The “Harvard Disc Record” label was manufactured in the U.S. by the American Graphophone Company (Columbia) between 1905-07, and were sold through Sears Roebuck & Co as a low-cost alternative to Columbia’s regular catalog.
The label was created to match the name of an inexpensive external-horn phonograph that the American Graphophone Company produced for Sears Roebuck & Co. The phonograph was named after Harvard University, presumably to appeal to the educated and cultured market. The records were also branded with a Harvard pennant, which was a popular symbol of college spirit at the time.
The records came in two sizes: 7″ and 10″. The 7″ discs had plain light-blue labels, while the 10″ discs had orange on gray labels. Both sizes were single-sided, meaning that only one side of the disc had a groove with recorded sound. The catalog numbers of Harvard releases were identical to those of corresponding Columbia records, but the artists and titles were not credited on the labels. This was probably done to avoid paying royalties to the performers and composers, as well as to conceal the origin of the records from Columbia’s competitors.
The material on Harvard records was recorded as early as 1902, and consisted of popular songs, instrumental music, comedy sketches, speeches, and other genres. Some of the notable recordings include Lincoln’s Speech at Gettysburg by Harry Spencer, Selections from “Martha” by an unknown opera singer, and Negro Laughing Song by an unknown minstrel performer. The sound quality of Harvard records was inferior to Columbia’s regular output, as they used older masters and cheaper materials.
Sears Roebuck & Co discontinued the Harvard Disc Record label in early 1907, in favor of another budget label called Oxford Disc Record.
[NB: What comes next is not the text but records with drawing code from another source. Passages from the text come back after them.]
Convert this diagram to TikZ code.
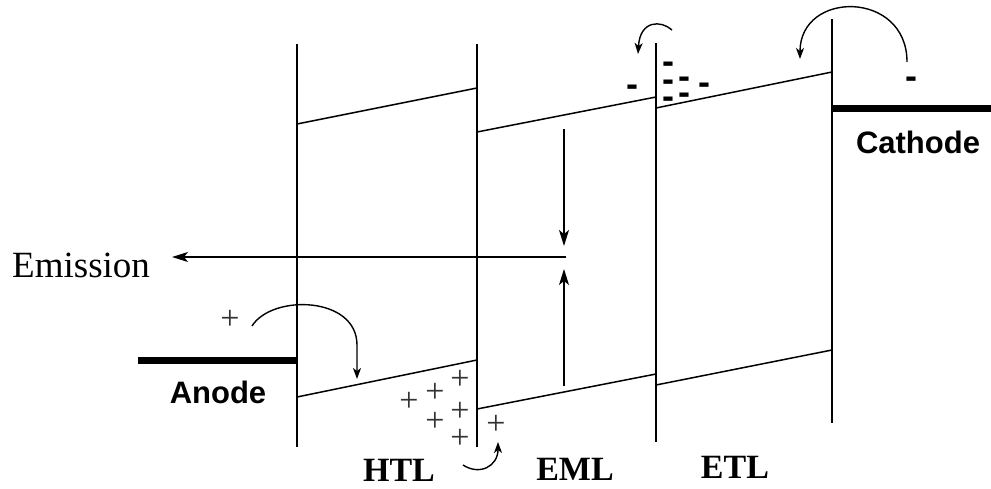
\documentclass[tikz,border=0pt]{standalone}
\usepackage{fontspec}
\setmainfont{Liberation Serif}
\newfontfamily\arialfont{Liberation Sans}
\usetikzlibrary{arrows.meta}
\tikzset{
  wall/.style={line width=1.5pt},
  level/.style={line width=1.5pt},
  electrode/.style={line width=7pt},
  bigarrow/.style={line width=1.4pt,-{Stealth[length=16pt,width=10pt,inset=4pt]}},
  curvearrow/.style={line width=1.4pt,-{Stealth[length=11pt,width=8pt,inset=3pt]}},
  layerlabel/.style={font=\fontsize{34}{40}\selectfont\bfseries, inner sep=0pt},
  electrodelabel/.style={font=\arialfont\fontsize{31}{36}\selectfont\bfseries, inner sep=0pt},
  holesign/.style={font=\fontsize{34}{40}\selectfont, text=black!80, inner sep=0pt, anchor=base},
  electronsign/.style={font=\arialfont\fontsize{36}{36}\selectfont\bfseries, inner sep=0pt, anchor=base},
}
\begin{document}
\begin{tikzpicture}[x=1pt,y=-1pt]
\useasboundingbox (0,0) rectangle (991,488);
% interfaces
\coordinate (w1t) at (297,44);  \coordinate (w1b) at (297,447);
\coordinate (w2t) at (477,44);  \coordinate (w2b) at (477,447);
\coordinate (w3t) at (656,43);  \coordinate (w3b) at (656,442);
\coordinate (w4t) at (832,19);  \coordinate (w4b) at (832,423);
\draw[wall] (w1t) -- (w1b);
\draw[wall] (w2t) -- (w2b);
\draw[wall] (w3t) -- (w3b);
\draw[wall] (w4t) -- (w4b);
% LUMO levels
\coordinate (htlLa) at (297,124); \coordinate (htlLb) at (477,88);
\coordinate (emlLa) at (477,132); \coordinate (emlLb) at (656,97);
\coordinate (etlLa) at (656,108); \coordinate (etlLb) at (832,72);
\draw[level] (htlLa) -- (htlLb);
\draw[level] (emlLa) -- (emlLb);
\draw[level] (etlLa) -- (etlLb);
% HOMO levels
\coordinate (htlHa) at (297,397); \coordinate (htlHb) at (477,360);
\coordinate (emlHa) at (477,409); \coordinate (emlHb) at (656,374);
\coordinate (etlHa) at (656,385); \coordinate (etlHb) at (832,350);
\draw[level] (htlHa) -- (htlHb);
\draw[level] (emlHa) -- (emlHb);
\draw[level] (etlHa) -- (etlHb);
% electrodes
\coordinate (anL) at (138,360); \coordinate (anR) at (297,360);
\coordinate (caL) at (832,108); \coordinate (caR) at (991,108);
\draw[electrode] (anL) -- (anR);
\draw[electrode] (caL) -- (caR);
\node[electrodelabel] (anode) at (218,392) {Anode};
\node[electrodelabel] (cathode) at (918,142) {Cathode};
% layer labels
\node[layerlabel] (htl) at (399,470) {HTL};
\node[layerlabel] (eml) at (575,469) {EML};
\node[layerlabel] (etl) at (735,467) {ETL};
% recombination and emission
\coordinate (eTop) at (564,129); \coordinate (eTopTip) at (564,246);
\coordinate (hBot) at (564,386); \coordinate (hBotTip) at (564,269);
\draw[bigarrow] (eTop) -- (eTopTip);
\draw[bigarrow] (hBot) -- (hBotTip);
\coordinate (emStart) at (566,257); \coordinate (emTip) at (172,257);
\draw[bigarrow] (emStart) -- (emTip);
\node[font=\fontsize{37}{42}\selectfont, inner sep=0pt, anchor=west] (emission) at (12,265) {Emission};
% hole injection
\node[holesign] (hA) at (230,329) {+};
\coordinate (aS) at (252,326); \coordinate (aE) at (357,379);
\draw[curvearrow] (aS) .. controls (272,294) and (357,296) .. (357,345) -- (aE);
\node[holesign] (h1) at (460,389) {+};
\node[holesign] (h2) at (435,402) {+};
\node[holesign] (h3) at (409,411) {+};
\node[holesign] (h4) at (460,421) {+};
\node[holesign] (h5) at (435,431) {+};
\node[holesign] (h6) at (460,448) {+};
\node[holesign] (h7) at (496,434) {+};
\coordinate (bS) at (463,465); \coordinate (bE) at (498,442);
\draw[curvearrow] (bS) .. controls (480,476) and (498,466) .. (bE);
% electron injection
\node[electronsign] (eC) at (911,88) {-};
\coordinate (cS) at (907,62); \coordinate (cE) at (800,59);
\draw[curvearrow] (cS) .. controls (907,-10) and (800,-10) .. (cE);
\node[electronsign] (e1) at (632,96) {-};
\node[electronsign] (e2) at (668,73) {-};
\node[electronsign] (e3) at (668,91) {-};
\node[electronsign] (e4) at (684,88) {-};
\node[electronsign] (e5) at (704,94) {-};
\node[electronsign] (e6) at (668,108) {-};
\node[electronsign] (e7) at (684,104) {-};
\coordinate (sS) at (672,30); \coordinate (sE) at (638,54);
\draw[curvearrow] (sS) .. controls (661,20) and (640,20) .. (sE);
\end{tikzpicture}
\end{document}
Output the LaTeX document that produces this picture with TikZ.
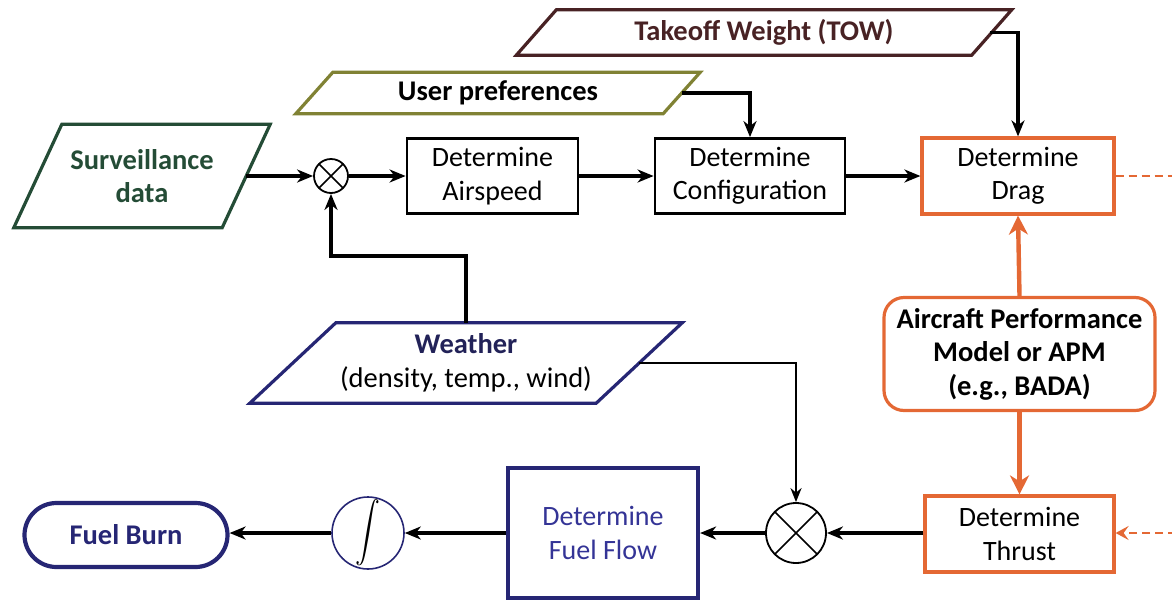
\documentclass[tikz,border=0pt]{standalone}
\usepackage{amsmath}
\usepackage{fontspec}
\setmainfont{Carlito}
\usetikzlibrary{calc,arrows.meta}
\definecolor{survgreen}{RGB}{36,76,54}
\definecolor{prefolive}{RGB}{128,130,52}
\definecolor{towmaroon}{RGB}{72,34,36}
\definecolor{apmorange}{RGB}{228,104,52}
\definecolor{navy}{RGB}{38,38,116}
\definecolor{flowblue}{RGB}{52,52,150}
\definecolor{weathernavy}{RGB}{34,34,88}

% parallelogram drawn around a rectangular node: name, half slant, draw options
\newcommand\paral[3]{%
  \coordinate (#1-nw) at ($(#1.north west)+(#2,0)$);
  \coordinate (#1-ne) at ($(#1.north east)+(#2,0)$);
  \coordinate (#1-se) at ($(#1.south east)-(#2,0)$);
  \coordinate (#1-sw) at ($(#1.south west)-(#2,0)$);
  \coordinate (#1-e) at ($(#1-ne)!0.5!(#1-se)$);
  \draw[#3] (#1-nw) -- (#1-ne) -- (#1-se) -- (#1-sw) -- cycle;
}

\begin{document}
\begin{tikzpicture}[x=1pt,y=-1pt,
  txt/.style={font=\fontsize{28}{33.5}\selectfont, align=center, inner sep=0pt},
  btxt/.style={font=\fontsize{28.5}{33.5}\selectfont\bfseries, align=center, inner sep=0pt},
  paranode/.style={btxt, minimum height=#1},
  procbox/.style={txt, draw, line width=2.8pt, minimum width=171pt, minimum height=75pt},
  orangebox/.style={txt, draw=apmorange, line width=3.2pt, minimum height=76pt},
  mult/.style={circle, draw, line width=1.8pt, minimum size=#1, inner sep=0pt, path picture={
      \draw[line width=1.6pt] (path picture bounding box.north west) -- (path picture bounding box.south east)
        (path picture bounding box.north east) -- (path picture bounding box.south west);}},
  arr/.style={line width=3.8pt, -{Stealth[length=16pt,width=13pt,inset=5pt]}},
  thinarr/.style={line width=2.2pt, -{Stealth[length=14pt,width=11pt,inset=4.5pt]}},
  orarr/.style={draw=apmorange, line width=4.4pt, -{Stealth[length=19pt,width=19pt,inset=6pt]}},
  orangedash/.style={draw=apmorange, line width=2.8pt, dash pattern=on 8pt off 5pt},
]
\useasboundingbox (0,0) rectangle (1172,600);

% input data (parallelograms)
\node[paranode=103pt, minimum width=208pt, text=survgreen] (surv) at (142,176) {Surveillance\\data};
\paral{surv}{24}{survgreen, line width=3.2pt}

\node[paranode=41pt, minimum width=367pt, text=black] (pref) at (498,93) {User preferences};
\paral{pref}{18.5}{prefolive, line width=3.2pt}

\node[paranode=45pt, minimum width=455pt, text=towmaroon] (tow) at (764,32.5) {Takeoff Weight (TOW)};
\paral{tow}{20}{towmaroon, line width=3.2pt}

\node[paranode=80pt, minimum width=346pt, text=weathernavy] (wx) at (466,363)
  {Weather\\[0pt]{\mdseries\color{black}(density, temp., wind)}};
\paral{wx}{43}{navy, line width=3.2pt}

% processing blocks
\node[mult=34pt] (m1) at (331,176) {};
\node[procbox] (air) at (492.5,176) {Determine\\Airspeed};
\node[procbox, minimum width=190pt] (conf) at (750,176) {Determine\\Configuration};
\node[orangebox, minimum width=192pt] (drag) at (1018,176) {Determine\\Drag};
\node[btxt, draw=apmorange, line width=3.2pt, rounded corners=20pt,
      minimum width=271pt, minimum height=113pt] (apm) at (1019.5,354)
  {Aircraft Performance\\Model or APM\\(e.g., BADA)};
\node[orangebox, minimum width=189pt] (thr) at (1019.5,534) {Determine\\Thrust};
\node[mult=60pt] (m2) at (796,533) {};
\node[txt, text=flowblue, draw=navy, line width=4.2pt, minimum width=190pt, minimum height=130pt]
  (flow) at (603,533) {Determine\\Fuel Flow};
\node[circle, draw=navy, line width=1.6pt, minimum size=72pt, inner sep=0pt,
      font=\fontsize{28}{33}\selectfont] (int) at (368,533) {\scalebox{1.0}[1.2]{$\displaystyle\int$}};
\node[btxt, text=navy, draw=navy, line width=4.2pt, rounded corners=32pt,
      minimum width=203pt, minimum height=64pt] (burn) at (126,535) {Fuel Burn};

% connectors
\draw[arr] (surv-e) -- (m1);
\draw[arr] (m1) -- (air);
\draw[arr] (air) -- (conf);
\draw[arr] (conf) -- (drag);
\draw[arr] (pref-e) -| (conf.north);
\draw[arr] ($(tow-e)+(-2,0)$) -| (drag.north);
\draw[arr] (wx.center |- wx-nw) -- ++(0,-67) -| (m1.south);
\draw[thinarr] (wx-e) -| (m2.north);
\draw[orarr] (apm.north) -- (drag.south);
\draw[orarr] (apm.south) -- (thr.north);
\draw[arr] (thr.west |- m2) -- (m2.east);
\draw[arr] (m2.west) -- (flow.east |- m2);
\draw[arr] (flow.west |- int) -- (int.east);
\draw[arr] (int.west) -- (burn.east |- int);

% links leaving the frame
\coordinate (dragout) at (1176,176);
\coordinate (thrin) at (1176,533);
\draw[orangedash] (drag.east) -- (dragout);
\draw[orangedash, -{Stealth[length=13pt,width=14pt,inset=5pt]}] (thrin) -- (thr.east |- thrin);
\end{tikzpicture}
\end{document}
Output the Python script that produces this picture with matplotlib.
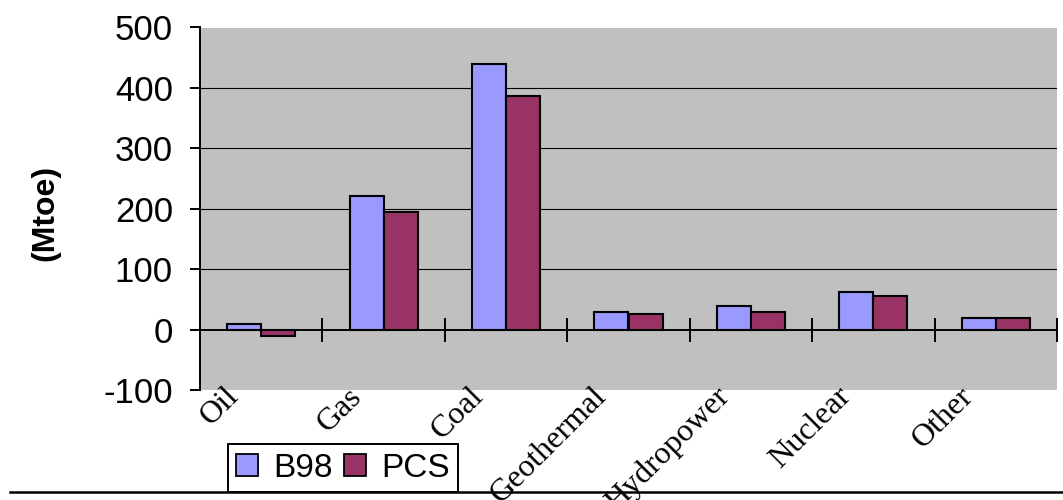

Oxford discs replaced Harvard discs in Sears’ catalogs, and offered a wider selection of music and spoken word. Oxford discs were also manufactured by Columbia, but used newer masters and better materials than Harvard discs. Oxford discs lasted until 1916, when Sears switched to another supplier for its record business.
The Harvard Disc Record label is a fascinating example of how record companies and retailers tried to cater to different segments of the market in the early days of recorded sound. Although Harvard records are not very valuable or sought-after by collectors today, they offer a glimpse into the musical tastes and preferences of ordinary Americans in the first decade of the 20th century.